With this, George hoped that the N700 million projection from LUC in the state’s 2024 budget was achievable.
But the IMF report notes there are political challenges that follow taxes of this nature as was experienced when former Governor Ambode introduced the LUC. It was greeted by wild controversies that nearly drowned its essence.
“More efficient real estate taxes have an advantage in this regard,” the report says, explaining that, by being locally collected and spent, these taxes may be politically less challenging than increases in broad-base national taxes.
“Recurrent taxes on immovable property could help local governments capture the wealth generated through construction-intensive urbanization.

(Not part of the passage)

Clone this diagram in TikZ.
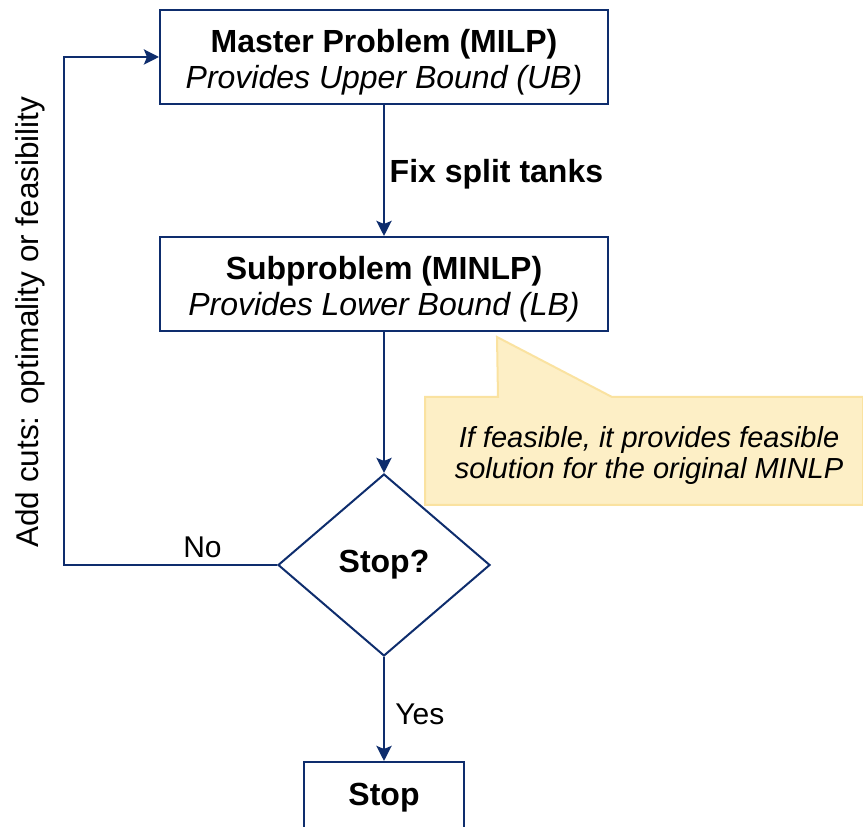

Generating such revenue fairly is especially important given the difficulty in developing countries of taxing income and wealth,” the report says.
Chudi Ubosi, principal partner at Ubosi Eleh + Co, shares this view, pointing out that property taxation has remained a revenue head that is largely under-tapped, listing capital gains tax, withholding tax, stamp duty, consent fees, registration fee, development charges/levy, land use tax, estate duties as types of property tax in Nigeria.
“In terms of property taxation, government at various levels in Nigeria have not taken it as seriously as they should and this is because easy money from the federal government is a major challenge to property taxation in the country,” Ubosi noted
He mentioned inadequate data on properties, wrong valuation, under/over assessment, poor publicity, increase in property value, disincentive to property development and high tax/rates as set-backs to unlocking property taxation.